Saturday, May 3, 2008

New Work Meditation 3: Water Lilies




As many readers of this blog know, one of the major turning points of my art, as well as my life, came in meeting Paul Hayes Tucker at UMASS/Boston.

As someone who attended 5 universities, and lived at another (that is a story for some other time), I have some experience with higher education. And Paul Tucker is the best. I tell everyone within 100 miles of UMASS/Boston to take a class from him.

Anyhow, Tucker is dead-on as far as Modern and Post-modern art are concerned, not to mention being the foremost (or close wherever the argument in art circles is this year) Monet historian in the world.
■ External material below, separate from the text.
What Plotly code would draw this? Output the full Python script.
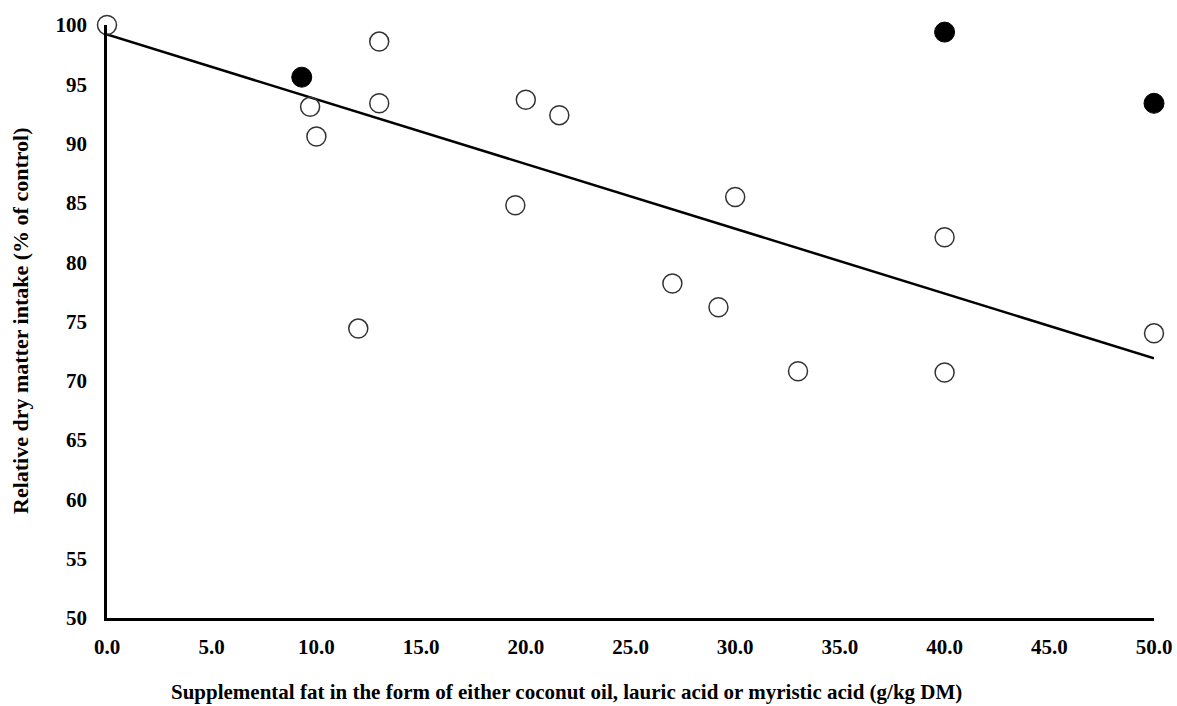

One of the most interesting ideas I ever stole from Professor Tucker (and I have boosted a lot) was the idea of Monet being a bridge between Modern and Post-modern art. That this idea of a man, painting a water lily pond that he had created himself through landscaping— a water lily garden that had train tracks running straight through the middle of it— who painted images with no horizon that simultaneously captured the surface (the lilies), the reflection of the sky, and the world beneath the surface (the roots, silt), was entirely original and completely postmodern in its construction. Monet was painting 5 or 6 realities, easily, in a single painting… all before quantum physics and simultaneity was even considered.

I am not going into a crazy quantum physics dialogue today (yes you can thank me later) but checking out some of Richard Feynman’s work, the book “The Elegant Universe” or some of the new write-ups on the supercollider getting ready to premier in France should suffice.

More stealing from Tucker… but what better metaphor for layered meaning, layered culture, layered consciousness, the modern trinity of thought a la Freud (id, ego, superego) or the more contemporary conscious, subconscious, super-conscious… what better metaphor for the relationship between two things or two people (you, me, where we meet) … or even what better metaphor for the holy trinity?

So, back to my work. Lay some dots on a painting where you are concerned with layered meaning and reflection, with image in relation to how you see things, for finding a reflection of yourself in what you are looking at, and you might just be painting a lily pond.

I think, and have thought, that these dots I float on the surface of these canvases are my attempts at water lilies.


Pics above are from About.com and Pictopia respectively.


In other news, I thought in this post-post-modern world, I thought it might be nice to challenge Monet and have a post-post-modernist lily pond. Indoors in Fort Point. The pic above is of some of my lilies sprouting this spring.